Our house-grouch right now is Trixie, our primary research and revelry assistant. She’s a four-year-old English bulldog who is somewhat less than thrilled at the arrival of her newly-mandated sibling. She was not interested in the magic of celebrating National Golden Retriever Day. She has been in full disgruntlement mode since dog #3 entered the premises, despite our attempts to explain the benefits of a larger family.
Today we made sure we gave Trixie a few extra treats and an extra long belly-rub. It effectively wiped out that expression of grumpitude above, and when Abbey arrived to pay her some exclusive attention that perked her joy-meter a bit as well. But the adjustment continues, and her grouchiness quotient will likely hover around its current altitude for a few more days. We’ll see if we can’t keep cheering her up, and maybe next year at this time we’ll need to find a grouch outside of our house for whom to do a favor. We’ll see.
National Almond Day

Consider for a moment the noble almond. An embryo beneath a seedcoat, nestled within a shell inside a drupe, dangling from a tree – possibly in the middle east where they grow in abundance. It can be blanched, smoked, or squeezed into milk, oil, butter or syrup. Things that look like one are considered to be “amygdaloid”, hence the name of the amygdala in the human brain, which is made up of an almond-shaped cluster of nuclei.
Almonds have always been one of the royal subjects in a jar of mixed nuts (the cashew still reigns supreme), but a package of the super-salted smoked Blue Diamond variety would put everything in its class to shame. Once lactose-intolerance struck my gut-parts with a nasty vengeance during adulthood, almond milk became my go-to dairy substitute. It’s an incredibly versatile food.
Bitter almonds contain cyanide. Not enough to kill you (unless you eat a stupid amount of them), but enough to make you feel a little queasy for a while. Fortunately all domestically-produced almonds are sweet almonds: cyanide-free. Almonds will fill you full of protein, potassium, riboflavin, niacin, vitamin E, calcium, copper and a lot more. As long as you aren’t allergic, you should be eating the hell out of these little creatures.
Last night’s repast consisted of an easy almond-crusted chicken dish from Martha Stewart’s website. It had a wonderful crunch, and the flavour of the almond spread throughout. It was our only food celebration of the day, and it was divine.
National Bird-Feeding Month

The Great Backyard Bird Count is running this weekend (see Saturday’s article), and the fifteen minutes I spent gazing out my bedroom window yesterday yielded one single magpie, who swooped in and out of my backyard in a single loop. That was it. So, I loaded up the bird feeder, hoping to submit a more impressive count this morning. I found no more luck, perhaps because it’s around -25 out there.
We are, as everyone suffering from Seasonal Affective Disorder are acutely aware, in the midst of the darkest, dankest, ugliest stretch of winter. Now is when the birds are most in need of a little leg-up (or wing-up) from humans. We have a bit left in the bin of assorted birdseed goodies we picked up at Costco. But back on National Bird Day our guide recommended black-oil sunflower seeds for the little winged critters. You’ll draw cardinals, jays, woodpeckers, chickadees, sparrows, doves, and a veritable birdy-Benneton ad of ornithological diversity. Also, the stuff we’ve got is made up of a substantial amount of filler. Black-oil sunflower seeds are a lot more nutritious.
A bird-feeder invites a bit of life into a yard. If you’ve got a place where you can sit and watch the action, why not toss a little food out for nature to enjoy?
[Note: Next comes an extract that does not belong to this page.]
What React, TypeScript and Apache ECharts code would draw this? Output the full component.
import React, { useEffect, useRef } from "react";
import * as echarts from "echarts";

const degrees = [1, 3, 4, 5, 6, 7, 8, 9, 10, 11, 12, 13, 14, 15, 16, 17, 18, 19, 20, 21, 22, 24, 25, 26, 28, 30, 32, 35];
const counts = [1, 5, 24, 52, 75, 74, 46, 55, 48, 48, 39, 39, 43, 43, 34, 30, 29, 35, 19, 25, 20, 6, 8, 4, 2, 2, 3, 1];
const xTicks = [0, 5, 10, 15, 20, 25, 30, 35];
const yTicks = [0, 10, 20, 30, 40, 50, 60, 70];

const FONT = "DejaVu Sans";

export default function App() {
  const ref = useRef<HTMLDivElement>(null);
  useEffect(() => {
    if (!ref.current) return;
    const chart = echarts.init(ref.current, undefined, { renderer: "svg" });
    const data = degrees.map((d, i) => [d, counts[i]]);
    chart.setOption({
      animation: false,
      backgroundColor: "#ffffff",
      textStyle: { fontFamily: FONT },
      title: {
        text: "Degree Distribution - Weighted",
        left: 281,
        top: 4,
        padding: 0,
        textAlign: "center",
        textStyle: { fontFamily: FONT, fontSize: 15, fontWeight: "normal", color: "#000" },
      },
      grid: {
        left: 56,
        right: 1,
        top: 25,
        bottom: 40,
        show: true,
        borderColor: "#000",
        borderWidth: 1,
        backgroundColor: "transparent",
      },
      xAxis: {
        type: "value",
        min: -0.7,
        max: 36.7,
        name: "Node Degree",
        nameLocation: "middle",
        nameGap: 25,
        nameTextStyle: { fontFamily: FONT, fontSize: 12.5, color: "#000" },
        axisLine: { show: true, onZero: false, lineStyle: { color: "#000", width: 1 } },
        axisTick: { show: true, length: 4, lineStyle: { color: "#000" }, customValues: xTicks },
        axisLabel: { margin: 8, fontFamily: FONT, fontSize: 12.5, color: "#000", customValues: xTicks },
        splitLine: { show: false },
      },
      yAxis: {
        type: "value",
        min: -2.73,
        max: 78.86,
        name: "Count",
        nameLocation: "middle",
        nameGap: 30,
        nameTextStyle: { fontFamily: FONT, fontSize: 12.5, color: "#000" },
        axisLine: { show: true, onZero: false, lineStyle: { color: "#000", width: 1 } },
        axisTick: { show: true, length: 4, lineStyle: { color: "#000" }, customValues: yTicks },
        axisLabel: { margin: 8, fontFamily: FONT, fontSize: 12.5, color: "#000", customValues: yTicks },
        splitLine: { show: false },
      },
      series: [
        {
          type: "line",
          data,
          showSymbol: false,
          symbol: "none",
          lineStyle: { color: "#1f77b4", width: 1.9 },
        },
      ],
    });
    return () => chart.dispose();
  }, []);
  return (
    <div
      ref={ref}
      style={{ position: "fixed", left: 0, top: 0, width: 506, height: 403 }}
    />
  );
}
Another quiet day today, which fits this day off just fine:
- Family Day. The reason we have a day off. We will be enjoying our time as a more fully-realized family, with a an actual human child joining our puppy children.
- National Cabbage Day. Brussels Sprouts, those tiny little cabbages, will enhance this day nicely.
- Random Acts of Kindness Day. We will ensure our acts of kindness are particularly random today.